Social identity refers to the set of characteristics by which a person is definitively recognizable or known by the society in which they live. These are characteristics that are attributed to the individual by others (the society). These characteristics serve as markers that indicate what that person is, in the eyes of others (their society). At the same time, this means that these characteristics put that person in the same group as other individuals who share the same attributes. Examples of social identities include being a father, mother, student, physician, lawyer, evangelical, homeless person, Catholic, etc.
Another way to define social identity is “Social identity is a person’s sense of who they are based on their group membership(s)”. This definition looks at social identity as perceived by the individual.
While social identities group together individuals with the same characteristics, and therefore point out ways in which individuals are the same as others, self-identity sets us apart as distinct individuals. Self-identity defines our unique sense of ourselves and our relationship to the outside world. Dictionaries define self-identity as the conscious recognition of the self as having a unique identity. It is an awareness of and identification with oneself as a separate individual.

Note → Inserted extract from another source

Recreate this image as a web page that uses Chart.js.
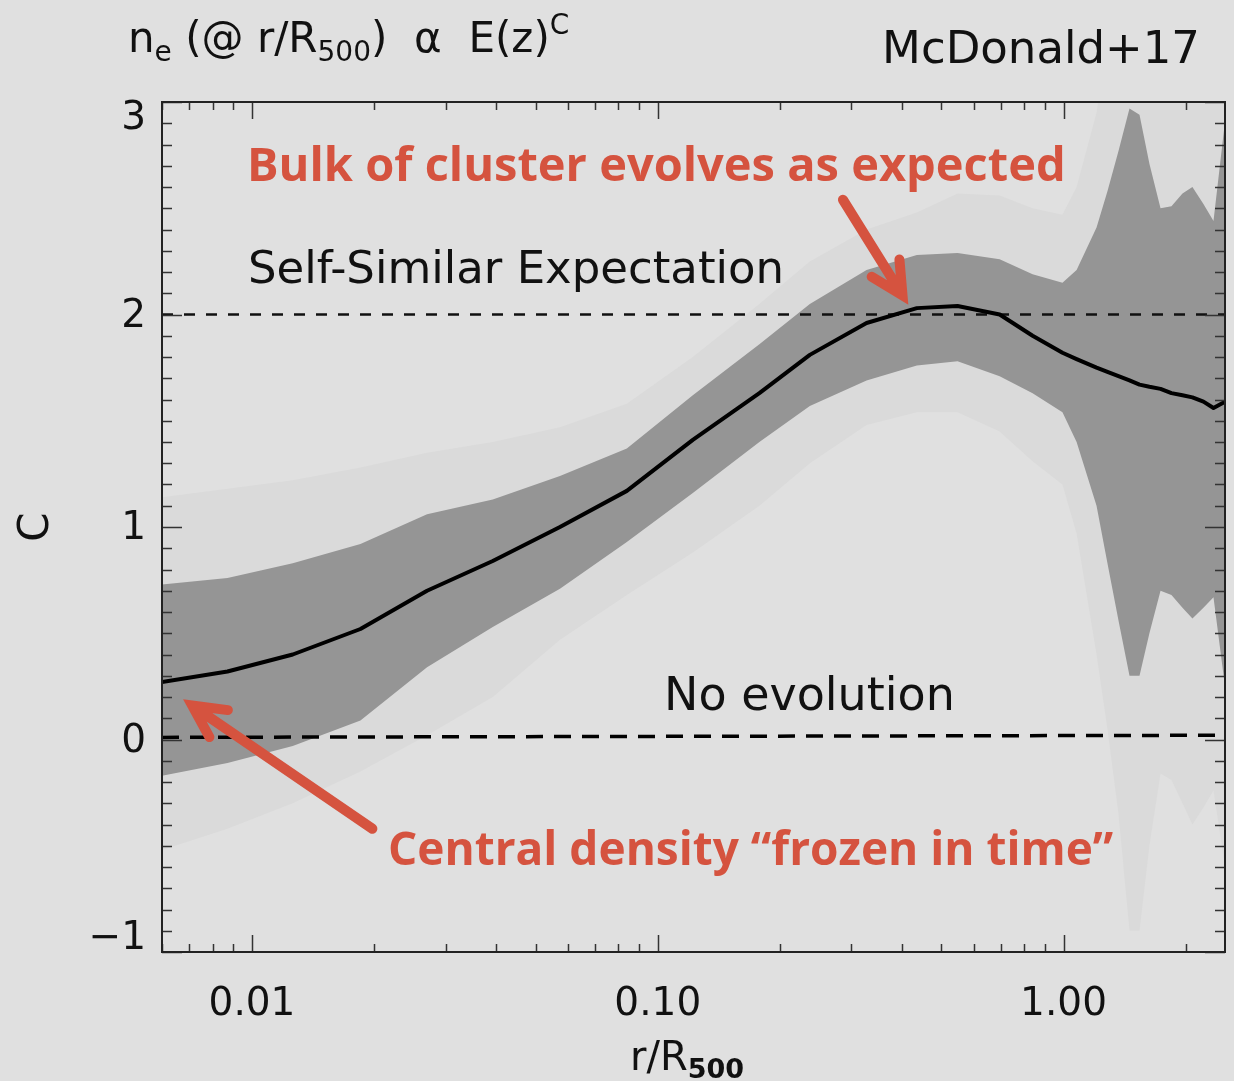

Social identity is the story the society (others) says about you while self-identity is the story you say of yourself. The story you tell yourself has a much more powerful impact on your life than the story other’s say about you.
Are you telling yourself limiting stories or expansive stories? Are you saying things like, “I’m not a good test taker”, “I fail when I take risks”, or “I’m not a good parent?”? These limiting stories wreak havoc on our self-identity and rob us of meaning in life.